The one word that springs to my mind after finishing this book is, quite simply, conflicted. On the one hand it is a fascinating read, on the other its unreliable narrator is so very unpleasant. On the one hand, Simmons has created a wonderful version of Victorian London, full of gaslights, smoke, stars, detectives, and writers. But then again Simmons has also taken real people and made quite a few into very unlikeable individuals. Not only are their actions questionable, but their own internal justifications, which Simmons can never know, are there for us to see. I have to say that I have a bit of an issue with that. Not that I know any different about these people. And I am aware that this is a fictional book. Sure, there are truths and facts to it, but the Dickens and Collins in this book are fictional characters. They are not the real people. But, by using them as his central figures Simmons has coloured my views on both of them. Is that the fault of the reader or the author?

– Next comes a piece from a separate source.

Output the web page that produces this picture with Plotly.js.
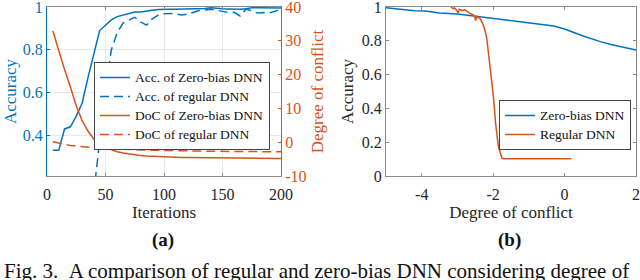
<!DOCTYPE html>
<html>
<head>
<meta charset="utf-8">
<script src="https://cdn.plot.ly/plotly-3.0.1.min.js"></script>
<style>
html,body{margin:0;padding:0;background:#fff;}
#chart{width:640px;height:280px;}
</style>
</head>
<body>
<div id="chart"></div>
<script>
// ---- (a) training curves vs. iterations ----
const iterations = [5,10,15,20,25,30,35,40,45,50,55,60,65,70,75,80,85,90,95,100,
  105,110,115,120,125,130,135,140,145,150,155,160,165,170,175,180,185,190,195,200];
const accZeroBias = [0.33,0.33,0.43,0.44,0.49,0.55,0.67,0.78,0.89,0.915,0.94,0.955,0.963,0.97,0.977,0.977,0.982,0.985,0.988,0.99,
  0.99,0.989,0.99,0.99,0.991,0.99,0.993,0.996,0.993,0.992,0.991,0.99,0.99,0.992,0.996,0.996,0.995,0.995,0.995,0.995];
const accRegular = [0.1,0.1,0.1,0.1,0.1,0.1,0.1,0.13,0.39,0.62,0.8,0.88,0.925,0.94,0.952,0.93,0.915,0.945,0.962,0.968,
  0.97,0.968,0.963,0.966,0.975,0.984,0.986,0.99,0.985,0.978,0.974,0.975,0.958,0.99,0.98,0.972,0.974,0.972,0.98,0.99];
const docZeroBias = [32.9,27.0,21.5,16.3,10.8,6.4,3.3,0.9,-0.6,-1.6,-2.3,-2.8,-3.2,-3.5,-3.75,-3.95,-4.1,-4.2,-4.3,-4.35,
  -4.4,-4.45,-4.5,-4.5,-4.55,-4.55,-4.6,-4.6,-4.62,-4.65,-4.67,-4.7,-4.7,-4.72,-4.74,-4.75,-4.76,-4.77,-4.78,-4.8];
const docRegular = [0.1,-0.3,-0.65,-0.95,-1.15,-1.35,-1.5,-1.65,-1.8,-1.9,-2.0,-2.1,-2.15,-2.2,-2.25,-2.3,-2.35,-2.4,-2.42,-2.45,
  -2.48,-2.52,-2.55,-2.58,-2.6,-2.62,-2.65,-2.67,-2.69,-2.7,-2.72,-2.74,-2.75,-2.77,-2.78,-2.8,-2.81,-2.82,-2.84,-2.85];

// ---- (b) accuracy vs. degree of conflict ----
const conflictZeroBias = [-5,-4.6,-4.2,-3.9,-3.5,-3.0,-2.5,-2.0,-1.5,-1.0,-0.5,-0.3,0.0,0.5,1.0,1.3,2.0];
const accVsConflictZeroBias = [0.995,0.985,0.978,0.977,0.965,0.958,0.945,0.93,0.917,0.905,0.895,0.888,0.87,0.83,0.795,0.778,0.745];
const conflictRegular = [-3.18,-3.12,-3.08,-3.03,-2.98,-2.95,-2.9,-2.85,-2.8,-2.76,-2.7,-2.65,-2.6,-2.55,-2.52,-2.49,-2.46,-2.42,-2.36,-2.3,-2.25,-2.18,-2.09,-1.99,-1.93,-1.85,-1.75,-1.69,-1.0,0.19];
const accVsConflictRegular = [1.0,0.99,0.994,0.983,0.965,0.986,0.982,0.978,0.984,0.977,0.968,0.962,0.957,0.952,0.948,0.92,0.945,0.937,0.93,0.905,0.877,0.818,0.66,0.465,0.31,0.17,0.105,0.102,0.102,0.102];

// tick labels
const iterTicks = [0,50,100,150,200];
const accTicksA = [0.4,0.6,0.8,1];
const accTickTextA = ['0.4','0.6','0.8','1'];
const docTicks = [-10,0,10,20,30,40];
const docTickText = ['-10','0','10','20','30','40'];
const conflictTicks = [-4,-2,0,2];
const conflictTickText = ['-4','-2','0','2'];
const accTicksB = [0,0.2,0.4,0.6,0.8,1];
const accTickTextB = ['0','0.2','0.4','0.6','0.8','1'];

// legend labels
const seriesNamesA = ['Acc. of Zero-bias DNN','Acc. of regular DNN','DoC of Zero-bias DNN','DoC of regular DNN'];
const seriesNamesB = ['Zero-bias DNN','Regular DNN'];

const BLUE = '#0072BD', ORANGE = '#D95319', INK = '#262626', AX = '#8a8a8a';
const SERIF = 'Liberation Serif, Times New Roman, serif';
const lg = s => '<span style="font-size:13.5px">' + s + '</span>';

const traces = [
  {x: iterations, y: accZeroBias, name: lg(seriesNamesA[0]), mode: 'lines',
   line: {color: BLUE, width: 1.5}, xaxis: 'x', yaxis: 'y', legend: 'legend'},
  {x: iterations, y: accRegular, name: lg(seriesNamesA[1]), mode: 'lines',
   line: {color: BLUE, width: 1.5, dash: '9px,5px'}, xaxis: 'x', yaxis: 'y', legend: 'legend'},
  {x: iterations, y: docZeroBias, name: lg(seriesNamesA[2]), mode: 'lines',
   line: {color: ORANGE, width: 1.5}, xaxis: 'x', yaxis: 'y2', legend: 'legend'},
  {x: iterations, y: docRegular, name: lg(seriesNamesA[3]), mode: 'lines',
   line: {color: ORANGE, width: 1.5, dash: '9px,5px'}, xaxis: 'x', yaxis: 'y2', legend: 'legend'},
  {x: conflictZeroBias, y: accVsConflictZeroBias, name: lg(seriesNamesB[0]), mode: 'lines',
   line: {color: BLUE, width: 1.5}, xaxis: 'x2', yaxis: 'y3', legend: 'legend2'},
  {x: conflictRegular, y: accVsConflictRegular, name: lg(seriesNamesB[1]), mode: 'lines',
   line: {color: ORANGE, width: 1.5}, xaxis: 'x2', yaxis: 'y3', legend: 'legend2'}
];

const W = 640, H = 280, ML = 47, MR = 4, MT = 7, MB = 104;
const PW = W - ML - MR, PH = H - MT - MB;
const px2x = p => (p - ML) / PW;
const px2y = p => 1 - (p - MT) / PH;

const tickFont = (c) => ({family: SERIF, size: 16, color: c});
const titleFont = (c) => ({family: SERIF, size: 17, color: c});

const layout = {
  width: W, height: H,
  margin: {l: ML, r: MR, t: MT, b: MB},
  paper_bgcolor: '#fff', plot_bgcolor: '#fff',
  font: {family: SERIF, color: INK},
  showlegend: true,
  xaxis: {
    domain: [0, px2x(281)], anchor: 'y', range: [0, 200],
    tickmode: 'array', tickvals: iterTicks, ticktext: iterTicks.map(String),
    ticks: 'inside', ticklen: 3, tickcolor: AX, ticklabelstandoff: 4, ticklabeloverflow: 'allow',
    showline: true, linecolor: AX, linewidth: 1, mirror: 'ticks',
    showgrid: true, gridcolor: '#e8e8e8', zeroline: false,
    tickfont: tickFont(INK),
    title: {text: 'Iterations', font: titleFont(INK), standoff: 0}
  },
  yaxis: {
    anchor: 'x', range: [0.21, 1],
    tickmode: 'array', tickvals: accTicksA, ticktext: accTickTextA,
    ticks: 'inside', ticklen: 3, tickcolor: BLUE, ticklabeloverflow: 'allow',
    showline: true, linecolor: BLUE, linewidth: 1,
    showgrid: true, gridcolor: '#e8e8e8', zeroline: false,
    tickfont: tickFont(BLUE),
    title: {text: 'Accuracy', font: titleFont(BLUE), standoff: 1}
  },
  yaxis2: {
    anchor: 'x', overlaying: 'y', side: 'right', range: [-10, 40],
    tickmode: 'array', tickvals: docTicks, ticktext: docTickText,
    ticks: 'inside', ticklen: 3, tickcolor: ORANGE, ticklabeloverflow: 'allow',
    showline: true, linecolor: ORANGE, linewidth: 1,
    showgrid: false, zeroline: false,
    tickfont: tickFont(ORANGE),
    title: {text: 'Degree of conflict', font: titleFont(ORANGE), standoff: 5}
  },
  xaxis2: {
    domain: [px2x(386), 1], anchor: 'y3', range: [-5, 2],
    tickmode: 'array', tickvals: conflictTicks, ticktext: conflictTickText,
    ticks: 'inside', ticklen: 3, tickcolor: AX, ticklabelstandoff: 4, ticklabeloverflow: 'allow',
    showline: true, linecolor: AX, linewidth: 1, mirror: 'ticks',
    showgrid: false, zeroline: false,
    tickfont: tickFont(INK),
    title: {text: 'Degree of conflict', font: titleFont(INK), standoff: 0}
  },
  yaxis3: {
    anchor: 'x2', range: [0, 1],
    tickmode: 'array', tickvals: accTicksB, ticktext: accTickTextB,
    ticks: 'inside', ticklen: 3, tickcolor: AX, ticklabeloverflow: 'allow',
    showline: true, linecolor: AX, linewidth: 1, mirror: 'ticks',
    showgrid: false, zeroline: false,
    tickfont: tickFont(INK),
    title: {text: 'Accuracy', font: titleFont(INK), standoff: 3}
  },
  legend: {
    x: px2x(94), y: px2y(62), xanchor: 'left', yanchor: 'top',
    bgcolor: '#fff', bordercolor: '#444', borderwidth: 1,
    font: {family: SERIF, size: 11, color: '#111'},
    tracegroupgap: 0
  },
  legend2: {
    x: px2x(499), y: px2y(100), xanchor: 'left', yanchor: 'top',
    bgcolor: '#fff', bordercolor: '#444', borderwidth: 1,
    font: {family: SERIF, size: 11, color: '#111'},
    tracegroupgap: 0
  },
  annotations: [
    {text: '<b>(a)</b>', xref: 'paper', yref: 'paper', x: px2x(163), y: px2y(240),
     xanchor: 'center', yanchor: 'middle', showarrow: false,
     font: {family: SERIF, size: 19, color: '#111'}},
    {text: '<b>(b)</b>', xref: 'paper', yref: 'paper', x: px2x(509), y: px2y(240),
     xanchor: 'center', yanchor: 'middle', showarrow: false,
     font: {family: SERIF, size: 19, color: '#111'}},
    {text: 'Fig. 3.\u00a0\u00a0A comparison of regular and zero-bias DNN considering degree of',
     xref: 'paper', yref: 'paper', x: px2x(2), y: px2y(271),
     xanchor: 'left', yanchor: 'middle', showarrow: false,
     font: {family: SERIF, size: 21, color: '#111'}}
  ]
};

Plotly.newPlot('chart', traces, layout, {displayModeBar: false, staticPlot: true});
</script>
</body>
</html>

Whichever, it is, I suppose a side issue when talking about a novel. The real discussion should probably centre on the book itself.
And I found this a fascinating, if long, read. And long it is. And detailed. At times it seems to meander through the events almost looking for a central plot to tie it all together. In the end, of course it does, but there were times when I did want Simmons to “just get on with it” a little bit more.
But I can’t really discuss the book without reference to the ending. Show Spoiler ▼
I have no doubt my enjoyment of this book was somewhat spoiled by the fact that I’m not overly familiar with either of the central characters’ novels. I have, in some distant past, read The Moonstone but remember little of it. I do intend to read more by Collins. And as for Dickens, well, I’m afraid that I’ve tried a few and the only one I ever succeeded in enjoying A Tale of Two Cities but of the rest of it, meh is my recollection. Meh, and overlong.
There are loads of wonderfully interesting details, and I am interested in researching more about both. Whether I will or not I don’t know. I am quite lazy and full of procrastination.